A well-chosen anecdote has the power to ground your essay in lived experience. It gives readers something to visualize, to remember. It brings your voice to life.
A quiet, specific truth is often more powerful than a sweeping, generic statement.
Show, Then Reflect
Many students make the mistake of writing essays that are all story and no meaning—or all meaning and no story. You need both. Think of the narrative as the body of your work and the reflection as its heart.
Don't merely describe what happened. Consider: Why did it matter to you? What did it change about your thinking, your behavior, or your worldview? How do you see yourself—or the world—differently as a result?
For instance, writing “I spent weekends painting a community mural” becomes far more compelling when followed by "It taught me how public art could spark unexpected conversations between strangers who'd never otherwise connect."
Colleges are not just looking for a compelling event; they're looking for evidence of growth, thoughtfulness, and perspective.
Admissions officers are not seeking perfect answers; they're seeking thoughtful minds.
Balance Is Everything
A strong essay strikes a delicate balance between narration and introspection. If you spend too much time on the storytelling, the essay risks becoming a compelling tale with little takeaway. If you lean too heavily into reflection without grounding the ideas in specific events or experiences, it may feel like an abstract thought piece rather than a personal statement.
The most effective essays weave both elements seamlessly. They present a vivid moment—something the reader can picture—then follow it up with thoughtful commentary that shows how that moment shaped you. This balance creates depth. It signals maturity. It suggests that you're not just recounting what happened, but that you've taken the time to process and grow from it.
Consider pacing: if your story takes 500 words and your reflection is squeezed into the last 150, the essay may feel rushed or incomplete. Conversely, if you begin with a vague philosophical musing—"Time is like a river, constantly flowing"—and only get to the story at the end, you've likely lost your reader's engagement. Intertwining narrative with insight throughout the piece often yields the strongest result.
When in doubt, ask yourself: am I both showing and saying something meaningful?
Let Your Personality Shine
While grammar, structure, and clarity are essential, the essay should still sound like you. Allow your personality to emerge through your tone, your choice of story, your humor (if appropriate), and your honesty. Do not iron out every informal phrase or original expression in an effort to sound “smart.” You are not submitting a research paper—you are presenting yourself.

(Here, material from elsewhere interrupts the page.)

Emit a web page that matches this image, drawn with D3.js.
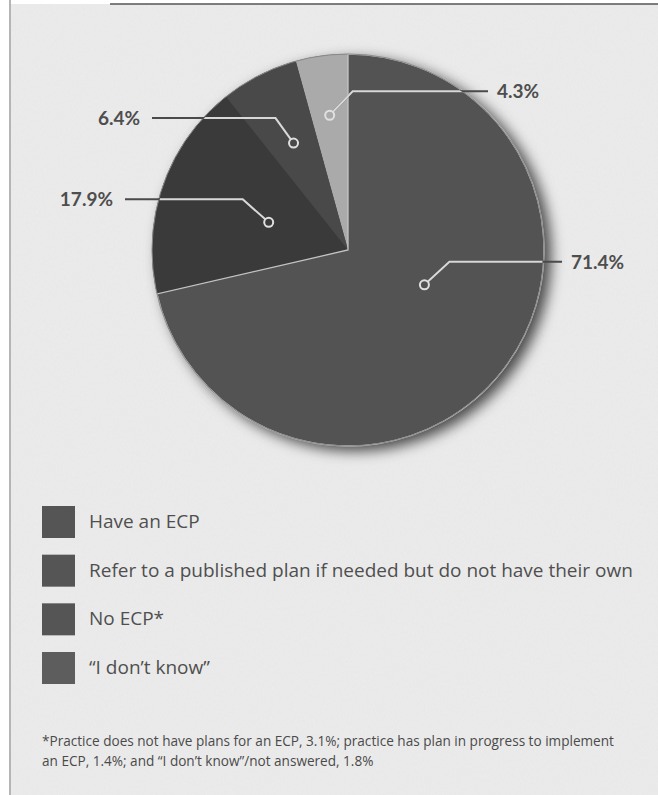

For instance, writing “I once ruined my science fair project with baking soda, tears, and a very sticky volcano" is far more engaging than “I experienced setbacks in scientific experimentation.”
Authenticity is far more memorable than artificial perfection.
The Common App main essay is not meant to be a performance. It is meant to be a portrait. It is your opportunity to step away from transcripts and test scores and speak directly to the person reading your application. Use it wisely. Share something real. Reflect deeply. Write thoughtfully.
If, by the end, the reader feels like they've glimpsed something true about who you are—something no other part of your application could have shown—then you've done your job.
And that blinking cursor? It's just the beginning of your voice, waiting to be heard.